Дорога всегда служила шампуром, на который романист насаживал приключения. Но раньше герой редко оглядывался на пейзаж. Дон Кихот и три мушкетера настолько поглощены собой, что им некогда осматривать достопримечательности. Сегодня проза далеко от них не отходит. Пристальное внимание к окружающему — знак снисходительного времени, позволяющего разглядеть окрестности. И в этом — смертельный риск для автора. Путевая проза опасно близко подходит к идиллии. Ей тоже не хватает конфликта, приводящего в движение литературу. Лишенная средств внутреннего передвижения, она заменяет его механическим перемещением — из точки А в точку Б. На этом маршруте усыпленный монотонной ездой автор вываливается из изящной словесности в какую придется. Нет ничего скучнее честных дорожных записок, где взятые напрокат знания нанизываются на маршрут отпуска.
Путевая проза — испытание писателя на искренность: она требует не столько искусного, сколько трепетного обращения с фактами. В эпоху заменившего эрудицию Интернета именно в этом жанре литература ставит эксперимент, выясняя, чем мы отличаемся от компьютера. Ничем, если автор — акын с Википедией. Образованный плагиатор списывает с путеводителя, наивный — с действительности. Плохо и то и другое: украденный факт не может быть сокровенным переживанием, а реальности нет вовсе.
К счастью, путешествие — чувственное наслаждение, которое, в отличие от секса, поддается описанию, но, как и он, не симуляции.

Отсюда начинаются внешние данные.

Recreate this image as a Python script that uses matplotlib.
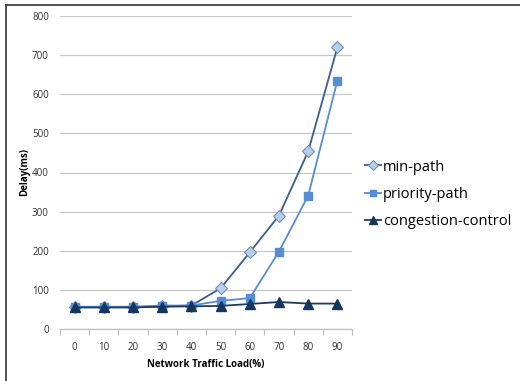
import matplotlib
matplotlib.use("Agg")
import matplotlib.pyplot as plt
from matplotlib.lines import Line2D

plt.rcParams['font.family'] = ['Open Sans', 'DejaVu Sans']

loads = ["0", "10", "20", "30", "40", "50", "60", "70", "80", "90"]
min_path = [56, 56, 56, 58, 60, 104, 196, 290, 454, 720]
priority_path = [57, 57, 57, 60, 60, 72, 79, 198, 341, 635]
congestion_control = [55, 55, 55, 57, 58, 59, 64, 69, 65, 65]
y_ticks = [0, 100, 200, 300, 400, 500, 600, 700, 800]

fig = plt.figure(figsize=(5.2, 3.81), dpi=100)
ax = fig.add_axes([60 / 520, 1 - 329 / 381, 292 / 520, 313 / 381])

x = list(range(len(loads)))
ax.plot(x, min_path, color="#3A5F8F", lw=1.3, marker="D", ms=6,
        mfc="#B9CDE5", mec="#6C8EBF", mew=0.8, label="min-path", zorder=3)
ax.plot(x, priority_path, color="#558ED5", lw=1.3, marker="s", ms=6,
        mfc="#558ED5", mec="#558ED5", label="priority-path", zorder=3)
ax.plot(x, congestion_control, color="#1F3A5F", lw=1.3, marker="^", ms=7,
        mfc="#17365D", mec="#17365D", label="congestion-control", zorder=4)

ax.set_xlim(-0.5, len(loads) - 0.5)
ax.set_ylim(0, 800)
ax.set_yticks(y_ticks)
ax.set_xticks(x)
ax.set_xticklabels(loads)
ax.set_xticks([i + 0.5 for i in range(-1, len(loads))], minor=True)
ax.tick_params(axis="x", which="major", length=0, labelsize=7, colors="#333333", pad=9)
ax.tick_params(axis="x", which="minor", length=4, color="#BFBFBF", width=0.8)
ax.tick_params(axis="y", length=0, labelsize=7, colors="#333333", pad=8)

for s in ["top", "right", "left"]:
    ax.spines[s].set_visible(False)
ax.spines["bottom"].set_color("#BFBFBF")
ax.spines["bottom"].set_linewidth(0.9)
ax.yaxis.grid(True, color="#C8C8C8", lw=0.9)
ax.set_axisbelow(True)

ax.set_xlabel("Network Traffic Load(%)", fontsize=7, fontweight="bold", labelpad=5)
ax.set_ylabel("Delay(ms)", fontsize=7, fontweight="bold", labelpad=1)

ax.legend(loc="center left", bbox_to_anchor=(1.0, 0.43), frameon=False,
          fontsize=10.5, handlelength=1.1, handletextpad=0.1, labelspacing=0.85,
          markerscale=0.8)

# outer chart frame
fig.add_artist(Line2D([6 / 520, 6 / 520], [0, 1 - 5 / 381], color="#333333", lw=1.2))
fig.add_artist(Line2D([6 / 520, 1], [1 - 5 / 381, 1 - 5 / 381], color="#333333", lw=1.2))

fig.savefig("out.png", dpi=100)
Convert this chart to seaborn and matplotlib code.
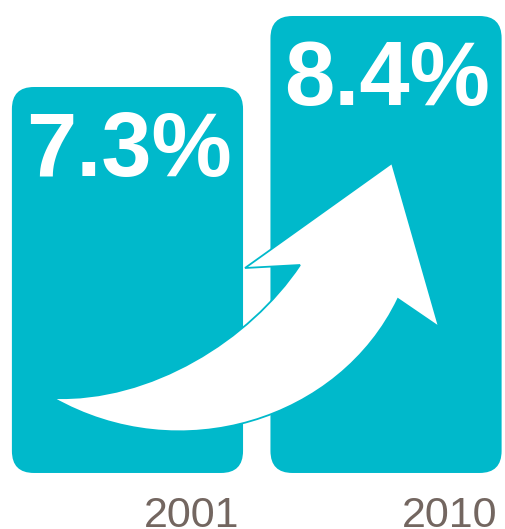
import pandas as pd
import matplotlib
matplotlib.use("Agg")
import matplotlib.pyplot as plt
import seaborn as sns
from matplotlib.patches import FancyBboxPatch, PathPatch
from matplotlib.path import Path

# chart values
years = ["2001", "2010"]
rates = [7.3, 8.4]
rate_labels = ["7.3%", "8.4%"]

teal = "#00B9CB"
year_col = "#736660"

df = pd.DataFrame({"year": years, "rate": rates})

sns.set_theme(style="white")
plt.rcParams["font.family"] = ["Liberation Sans", "DejaVu Sans"]

W, H = 506, 529
fig = plt.figure(figsize=(W / 100, H / 100), dpi=100)
ax = fig.add_axes([0, 0, 1, 1])
sns.barplot(data=df, x="year", y="rate", color=teal, width=0.894,
            saturation=1, ax=ax)

xlo, xhi = -0.493, 1.464
ylo, yhi = 0.452, 8.648
ax.set_xlim(xlo, xhi)
ax.set_ylim(ylo, yhi)
ax.axis("off")

# swap the plain bars for rounded ones sitting on a raised baseline
base = 1.32
px_x = W / (xhi - xlo)
px_y = H / (yhi - ylo)
radius = 22
for bar, lab, yr in zip(list(ax.patches), rate_labels, years):
    x0, w, h = bar.get_x(), bar.get_width(), bar.get_height()
    bar.set_visible(False)
    ax.add_patch(FancyBboxPatch((x0, base), w, h - base,
                                boxstyle=f"round,pad=0,rounding_size={radius / px_x}",
                                mutation_aspect=px_x / px_y,
                                fc=teal, ec="none", zorder=2))
    ax.annotate(lab, (x0 + w / 2, h), xytext=(1, -64), textcoords="offset points",
                ha="center", va="baseline", color="white", fontsize=65,
                fontweight="bold", zorder=4)
    ax.annotate(yr, (x0 + w, ylo), xytext=(-3, 1.5), textcoords="offset points",
                ha="right", va="baseline", color=year_col, fontsize=31,
                annotation_clip=False, zorder=4)

# decorative upward arrow (pixel coords -> axes fraction)
def p(x, y):
    return (x / W, 1 - y / H)

verts = [p(53, 398),
         p(150, 402), p(250, 340), p(300, 265),
         p(245, 268), p(392, 163), p(439, 327), p(398, 299),
         p(340, 420), p(180, 470), p(53, 398),
         p(53, 398)]
codes = [Path.MOVETO,
         Path.CURVE4, Path.CURVE4, Path.CURVE4,
         Path.LINETO, Path.LINETO, Path.LINETO, Path.LINETO,
         Path.CURVE4, Path.CURVE4, Path.CURVE4,
         Path.CLOSEPOLY]
ax.add_patch(PathPatch(Path(verts, codes), transform=ax.transAxes,
                       fc="white", ec=teal, lw=1.3, zorder=3))

fig.savefig("out.png", dpi=100)
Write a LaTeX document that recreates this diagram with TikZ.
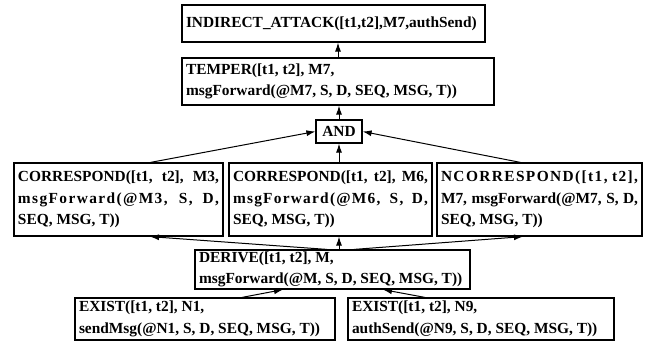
\documentclass[tikz,border=0pt]{standalone}
\usepackage{fontspec}
\setmainfont{Liberation Serif}
\usetikzlibrary{arrows.meta}
% stretch one line of a box over its full width (optional letter spacing)
\newcommand{\spreadline}[2][0]{\makebox[\hsize][s]{\addfontfeature{LetterSpace=#1}#2}}

\begin{document}
\begin{tikzpicture}[x=0.5pt, y=-0.5pt,
    termbox/.style={draw, rectangle, line width=0.6pt, align=left,
      inner xsep=2pt, inner ysep=0pt,
      font=\bfseries\fontsize{7.7}{10.8}\selectfont,
      execute at begin node={\spaceskip=0pt\xspaceskip=0pt}},
    link/.style={-{Latex[length=4.5pt,width=3pt]}, line width=0.5pt}]
  % page size in pixels of the reference
  \useasboundingbox (0,0) rectangle (649,345);
  % attack goal
  \node[termbox, text width=147.5pt, minimum height=18.5pt] (indirect) at (333.5,23.5)
    {INDIRECT\_ATTACK([t1,t2],M7,authSend)};
  % tempering step
  \node[termbox, text width=152pt, minimum height=23.5pt] (temper) at (338,81.5)
    {TEMPER([t1, t2], M7,\\msgForward(@M7, S, D, SEQ, MSG, T))};
  % conjunction
  \node[termbox, align=center, text width=19pt, minimum height=11.5pt] (and) at (339,131.5) {AND};
  % the three correspondences
  \node[termbox, text width=100.5pt, minimum height=36.5pt] (corrA) at (118.5,199.5)
    {\spreadline{CORRESPOND([t1, t2], M3,}\\\spreadline[9]{msgForward(@M3, S, D,}\\SEQ, MSG, T))};
  \node[termbox, text width=97.5pt, minimum height=36.5pt] (corrB) at (330.5,199.5)
    {\spreadline{CORRESPOND([t1, t2], M6,}\\\spreadline[8]{msgForward(@M6, S, D,}\\SEQ, MSG, T))};
  \node[termbox, text width=98.5pt, minimum height=36.5pt] (ncorr) at (539.5,199.5)
    {\spreadline[9]{NCORRESPOND([t1, t2],}\\\spreadline{M7, msgForward(@M7, S, D,}\\SEQ, MSG, T))};
  % derivation
  \node[termbox, text width=133.5pt, minimum height=19.5pt] (derive) at (332.5,269.5)
    {DERIVE([t1, t2], M,\\msgForward(@M, S, D, SEQ, MSG, T))};
  % facts at the bottom
  \node[termbox, text width=126pt, minimum height=21pt] (existA) at (205,319)
    {EXIST([t1, t2], N1,\\sendMsg(@N1, S, D, SEQ, MSG, T))};
  \node[termbox, text width=129pt, minimum height=21pt] (existB) at (481,319)
    {EXIST([t1, t2], N9,\\authSend(@N9, S, D, SEQ, MSG, T))};
  % upper arrows
  \draw[link] (temper.north) -- (temper.north |- indirect.south);
  \draw[link] (and.north) -- (and.north |- temper.south);
  \draw[link] ([xshift=16pt]corrA.north) -- (and.west);
  \draw[link] (and.south |- corrB.north) -- (and.south);
  \draw[link] ([xshift=-9.5pt]ncorr.north) -- (and.east);
  % arrows out of the derivation
  \draw[link] ([xshift=-2.75pt]derive.north) -- ([xshift=15.75pt]corrA.south);
  \draw[link] (derive.north -| and.south) -- (corrB.south -| and.south);
  \draw[link] ([xshift=10.75pt]derive.north) -- ([xshift=-8.25pt]ncorr.south);
  % arrows into the derivation
  \draw[link] ([xshift=18.5pt]existA.north) -- ([xshift=-24.75pt]derive.south);
  \draw[link] ([xshift=-28pt]existB.north) -- ([xshift=25.25pt]derive.south);
\end{tikzpicture}
\end{document}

Странствия обращают рутину в экзотику, открывая нам третий глаз — объектив камеры. Чужие, а значит, остраненные будни пьянят и тревожат. Как рапира, путешествие действует избирательно: оно меняет не всё, а каждого, позволяя жить в ином регистре — будто по новой. Путнику, словно младенцу, не угрожает банальность, ибо мир и к нему обращается на еще незнакомом языке. Чужая речь, иероглифы вывесок, архитектура, климат, диктатура.
В дороге мы ищем незнакомого, и если вычитанное мешает настоящему, надо забыть все, что мы знали (но сперва все-таки узнать). Только загнав готовое восприятие на задворки ума, мы способны принять увиденное таким, каким его еще никто не знал.
Удавшееся путешествие — сенсорный сбой от столкновения умозрительного с очевидным. Сколько бы мы ни готовились к встрече, она должна на нас обрушиться, сметая фильтры штампов. И тогда окажется, что даже Эйфелева башня не имеет ничего общего с тем, чего мы от нее ждали. Старомодная, но не старая, она не может устареть, как ажурный чулок.